*INFORMATION SHOWN*.

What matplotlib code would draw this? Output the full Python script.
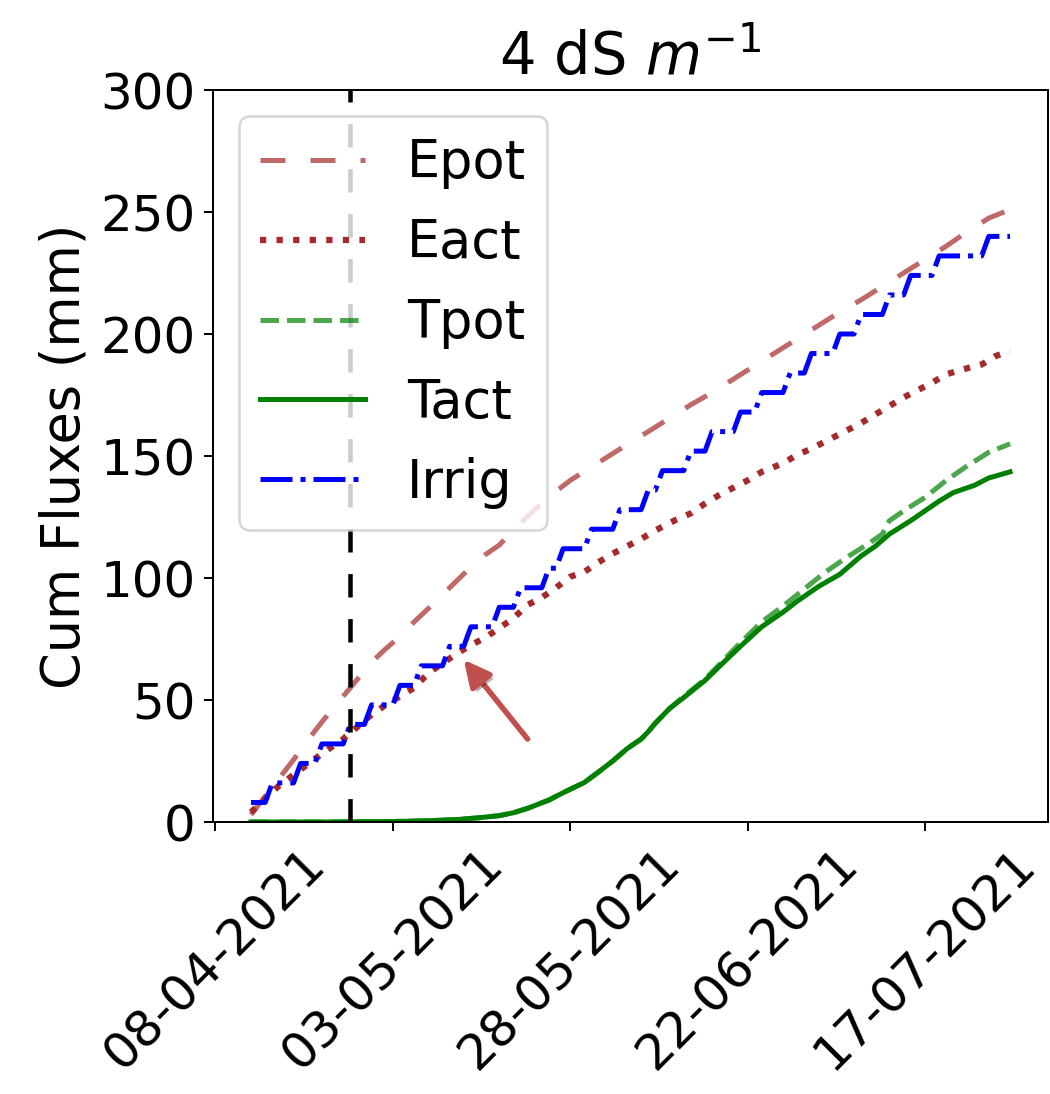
import matplotlib
matplotlib.use("Agg")
import matplotlib.pyplot as plt
import matplotlib.dates as mdates
import matplotlib.patheffects as pe
import pandas as pd

# ---------------- data (days counted from 08-04-2021) ----------------
base_date = "2021-04-08"

epot_day = [5, 7, 9, 11, 13, 15, 18, 20, 22, 24, 26, 28, 30, 33, 36, 38, 40, 43, 45, 48, 50,
            53, 56, 59, 61, 64, 67, 70, 73, 76, 79, 82, 85, 88, 91, 94, 97, 100, 103, 106, 109, 112]
epot_val = [3, 10.5, 18, 25.5, 33.5, 41, 51.5, 58.5, 65.5, 71, 76, 82, 87.5, 96, 104.5, 109.5, 113.5,
            122.5, 128, 135.5, 140, 145.5, 151, 156.5, 160, 165.5, 171, 176, 181.5, 187, 192.5, 198,
            203.5, 209, 214, 219.5, 225, 230.5, 236, 242, 247.5, 251]

eact_day = [5, 7, 9, 12, 15, 18, 20, 22, 24, 26, 28, 30, 32, 34, 36, 38, 40, 42, 44, 46, 48, 50,
            52, 54, 56, 58, 60, 62, 65, 67, 69, 71, 73, 75, 77, 80, 82, 84, 86, 88, 91, 93, 95, 97,
            99, 101, 103, 106, 108, 110, 112]
eact_val = [4, 9.5, 15, 21.5, 28, 34, 39, 44, 48, 51.5, 55, 61, 65, 69, 72.5, 75.5, 79.5, 83.5, 89,
            92, 96, 100.5, 102.5, 106.5, 110, 113, 116, 119.5, 124, 126.5, 130.5, 134, 137, 140,
            143.5, 147, 150.5, 153, 156, 159, 163.5, 167, 170.5, 174, 177, 180, 183.5, 186, 187.5,
            191, 193]

tpot_day = [5, 15, 25, 30, 34, 37, 40, 42, 44, 47, 49, 52, 54, 56, 58, 60, 61, 62, 64, 66, 69, 72,
            74, 77, 80, 83, 86, 89, 92, 94, 95, 97, 100, 103, 106, 109, 112]
tpot_val = [0, 0, 0.2, 0.5, 1.0, 1.7, 2.6, 3.8, 5.6, 9, 12, 16.2, 20.5, 25, 30, 34, 37, 40.5, 46.5,
            51.5, 58.5, 67.5, 73.5, 82, 88.5, 95.5, 102.5, 108.5, 114, 118, 123.5, 127.5, 133, 140,
            146, 151.5, 155]

tact_day = [5, 15, 25, 30, 34, 37, 40, 42, 44, 47, 49, 52, 54, 56, 58, 60, 61, 62, 64, 66, 69, 72,
            74, 77, 80, 82, 85, 88, 91, 93, 95, 98, 100, 102, 104, 107, 109, 112]
tact_val = [0, 0, 0.2, 0.5, 1.0, 1.7, 2.6, 3.8, 5.6, 9, 12, 16.2, 20.5, 25, 30, 34, 37, 40.5, 46.5,
            51, 58, 66.5, 72, 80, 86, 90.5, 96.5, 101.5, 109, 113, 118, 123.5, 127.5, 131.5, 135,
            138, 141, 143.5]

# irrigation: start level, then (day before the jump, new cumulative level)
irrig_start_day, irrig_start_val = 5, 8
irrig_rise_day = [7, 11, 14, 18, 21, 25, 28, 32, 35, 39, 42, 46, 48, 52, 56, 60, 62, 66, 69, 73,
                  76, 80, 83, 87, 90, 94, 97, 101, 108]
irrig_level = [16, 24, 32, 40, 48, 56, 64, 72, 80, 88, 96, 104, 112, 120, 128, 136, 144, 152, 160,
               168, 176, 184, 192, 200, 208, 216, 224, 232, 240]
irrig_end_day = 112

vline_date = "2021-04-27"
arrow_head = ("2021-05-13", 66.5)
arrow_tail = ("2021-05-22", 34)

xtick_dates = ["2021-04-08", "2021-05-03", "2021-05-28", "2021-06-22", "2021-07-17"]
ytick_vals = [0, 50, 100, 150, 200, 250, 300]

# ---------------- helpers ----------------
b = pd.Timestamp(base_date)
def to_dates(days):
    return [b + pd.Timedelta(days=int(d)) for d in days]

# corner vertices of the irrigation staircase (daily series shape)
ir_x = [irrig_start_day]
ir_y = [irrig_start_val]
prev = irrig_start_val
for d, lv in zip(irrig_rise_day, irrig_level):
    ir_x += [d, d + 1]
    ir_y += [prev, lv]
    prev = lv
ir_x.append(irrig_end_day)
ir_y.append(prev)

# ---------------- figure ----------------
DPI = 180
fig = plt.figure(figsize=(1050 / DPI, 1094 / DPI), dpi=DPI)
ax = fig.add_axes([213 / 1050, 1 - 822 / 1094, (1048 - 213) / 1050, (822 - 90) / 1094])

ax.plot(to_dates(epot_day), epot_val, color="brown", alpha=0.7, lw=2,
        linestyle=(0, (5, 5)), label="Epot")
ax.plot(to_dates(eact_day), eact_val, color="brown", lw=2.5, linestyle=":", label="Eact")
ax.plot(to_dates(tpot_day), tpot_val, color="green", alpha=0.7, lw=2, linestyle="--", label="Tpot")
ax.plot(to_dates(tact_day), tact_val, color="green", lw=2, linestyle="-", label="Tact")
ax.plot(to_dates(ir_x), ir_y, color="blue", lw=2, linestyle="-.", label="Irrig")

ax.axvline(pd.Timestamp(vline_date), color="black", lw=1.8, linestyle=(0, (5.2, 4.8)))

ax.annotate("", xy=(pd.Timestamp(arrow_head[0]), arrow_head[1]),
            xytext=(pd.Timestamp(arrow_tail[0]), arrow_tail[1]),
            arrowprops=dict(arrowstyle="-|>", color="#c0504d", lw=2.2, mutation_scale=22,
                            shrinkA=0, shrinkB=0,
                            path_effects=[pe.SimplePatchShadow(offset=(1.5, -1.5), alpha=0.35),
                                          pe.Normal()]))

ax.set_ylim(0, 300)
ax.set_yticks(ytick_vals)
ax.set_xticks([pd.Timestamp(t) for t in xtick_dates])
ax.xaxis.set_major_formatter(mdates.DateFormatter("%d-%m-%Y"))
ax.tick_params(axis="both", labelsize=20)
plt.setp(ax.get_xticklabels(), rotation=45)

ax.set_ylabel("Cum Fluxes (mm)", fontsize=21)
ax.set_title("4 dS $m^{-1}$", fontsize=23)

ax.legend(loc="upper left", fontsize=21, labelspacing=0.53, handlelength=2.0)

fig.savefig("out.png", dpi=DPI)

*WRITTEN EXERCISE*.
All of the material above is to be copied exactly, except for its images.

*TASK SOLUTION*.
What matplotlib code would draw this? Output the full Python script.
import matplotlib
matplotlib.use("Agg")
import matplotlib.pyplot as plt
import matplotlib.dates as mdates
import matplotlib.patheffects as pe
import pandas as pd

# ---------------- data (days counted from 08-04-2021) ----------------
base_date = "2021-04-08"

epot_day = [5, 7, 9, 11, 13, 15, 18, 20, 22, 24, 26, 28, 30, 33, 36, 38, 40, 43, 45, 48, 50,
            53, 56, 59, 61, 64, 67, 70, 73, 76, 79, 82, 85, 88, 91, 94, 97, 100, 103, 106, 109, 112]
epot_val = [3, 10.5, 18, 25.5, 33.5, 41, 51.5, 58.5, 65.5, 71, 76, 82, 87.5, 96, 104.5, 109.5, 113.5,
            122.5, 128, 135.5, 140, 145.5, 151, 156.5, 160, 165.5, 171, 176, 181.5, 187, 192.5, 198,
            203.5, 209, 214, 219.5, 225, 230.5, 236, 242, 247.5, 251]

eact_day = [5, 7, 9, 12, 15, 18, 20, 22, 24, 26, 28, 30, 32, 34, 36, 38, 40, 42, 44, 46, 48, 50,
            52, 54, 56, 58, 60, 62, 65, 67, 69, 71, 73, 75, 77, 80, 82, 84, 86, 88, 91, 93, 95, 97,
            99, 101, 103, 106, 108, 110, 112]
eact_val = [4, 9.5, 15, 21.5, 28, 34, 39, 44, 48, 51.5, 55, 61, 65, 69, 72.5, 75.5, 79.5, 83.5, 89,
            92, 96, 100.5, 102.5, 106.5, 110, 113, 116, 119.5, 124, 126.5, 130.5, 134, 137, 140,
            143.5, 147, 150.5, 153, 156, 159, 163.5, 167, 170.5, 174, 177, 180, 183.5, 186, 187.5,
            191, 193]

tpot_day = [5, 15, 25, 30, 34, 37, 40, 42, 44, 47, 49, 52, 54, 56, 58, 60, 61, 62, 64, 66, 69, 72,
            74, 77, 80, 83, 86, 89, 92, 94, 95, 97, 100, 103, 106, 109, 112]
tpot_val = [0, 0, 0.2, 0.5, 1.0, 1.7, 2.6, 3.8, 5.6, 9, 12, 16.2, 20.5, 25, 30, 34, 37, 40.5, 46.5,
            51.5, 58.5, 67.5, 73.5, 82, 88.5, 95.5, 102.5, 108.5, 114, 118, 123.5, 127.5, 133, 140,
            146, 151.5, 155]

tact_day = [5, 15, 25, 30, 34, 37, 40, 42, 44, 47, 49, 52, 54, 56, 58, 60, 61, 62, 64, 66, 69, 72,
            74, 77, 80, 82, 85, 88, 91, 93, 95, 98, 100, 102, 104, 107, 109, 112]
tact_val = [0, 0, 0.2, 0.5, 1.0, 1.7, 2.6, 3.8, 5.6, 9, 12, 16.2, 20.5, 25, 30, 34, 37, 40.5, 46.5,
            51, 58, 66.5, 72, 80, 86, 90.5, 96.5, 101.5, 109, 113, 118, 123.5, 127.5, 131.5, 135,
            138, 141, 143.5]

# irrigation: start level, then (day before the jump, new cumulative level)
irrig_start_day, irrig_start_val = 5, 8
irrig_rise_day = [7, 11, 14, 18, 21, 25, 28, 32, 35, 39, 42, 46, 48, 52, 56, 60, 62, 66, 69, 73,
                  76, 80, 83, 87, 90, 94, 97, 101, 108]
irrig_level = [16, 24, 32, 40, 48, 56, 64, 72, 80, 88, 96, 104, 112, 120, 128, 136, 144, 152, 160,
               168, 176, 184, 192, 200, 208, 216, 224, 232, 240]
irrig_end_day = 112

vline_date = "2021-04-27"
arrow_head = ("2021-05-13", 66.5)
arrow_tail = ("2021-05-22", 34)

xtick_dates = ["2021-04-08", "2021-05-03", "2021-05-28", "2021-06-22", "2021-07-17"]
ytick_vals = [0, 50, 100, 150, 200, 250, 300]

# ---------------- helpers ----------------
b = pd.Timestamp(base_date)
def to_dates(days):
    return [b + pd.Timedelta(days=int(d)) for d in days]

# corner vertices of the irrigation staircase (daily series shape)
ir_x = [irrig_start_day]
ir_y = [irrig_start_val]
prev = irrig_start_val
for d, lv in zip(irrig_rise_day, irrig_level):
    ir_x += [d, d + 1]
    ir_y += [prev, lv]
    prev = lv
ir_x.append(irrig_end_day)
ir_y.append(prev)

# ---------------- figure ----------------
DPI = 180
fig = plt.figure(figsize=(1050 / DPI, 1094 / DPI), dpi=DPI)
ax = fig.add_axes([213 / 1050, 1 - 822 / 1094, (1048 - 213) / 1050, (822 - 90) / 1094])

ax.plot(to_dates(epot_day), epot_val, color="brown", alpha=0.7, lw=2,
        linestyle=(0, (5, 5)), label="Epot")
ax.plot(to_dates(eact_day), eact_val, color="brown", lw=2.5, linestyle=":", label="Eact")
ax.plot(to_dates(tpot_day), tpot_val, color="green", alpha=0.7, lw=2, linestyle="--", label="Tpot")
ax.plot(to_dates(tact_day), tact_val, color="green", lw=2, linestyle="-", label="Tact")
ax.plot(to_dates(ir_x), ir_y, color="blue", lw=2, linestyle="-.", label="Irrig")

ax.axvline(pd.Timestamp(vline_date), color="black", lw=1.8, linestyle=(0, (5.2, 4.8)))

ax.annotate("", xy=(pd.Timestamp(arrow_head[0]), arrow_head[1]),
            xytext=(pd.Timestamp(arrow_tail[0]), arrow_tail[1]),
            arrowprops=dict(arrowstyle="-|>", color="#c0504d", lw=2.2, mutation_scale=22,
                            shrinkA=0, shrinkB=0,
                            path_effects=[pe.SimplePatchShadow(offset=(1.5, -1.5), alpha=0.35),
                                          pe.Normal()]))

ax.set_ylim(0, 300)
ax.set_yticks(ytick_vals)
ax.set_xticks([pd.Timestamp(t) for t in xtick_dates])
ax.xaxis.set_major_formatter(mdates.DateFormatter("%d-%m-%Y"))
ax.tick_params(axis="both", labelsize=20)
plt.setp(ax.get_xticklabels(), rotation=45)

ax.set_ylabel("Cum Fluxes (mm)", fontsize=21)
ax.set_title("4 dS $m^{-1}$", fontsize=23)

ax.legend(loc="upper left", fontsize=21, labelspacing=0.53, handlelength=2.0)

fig.savefig("out.png", dpi=DPI)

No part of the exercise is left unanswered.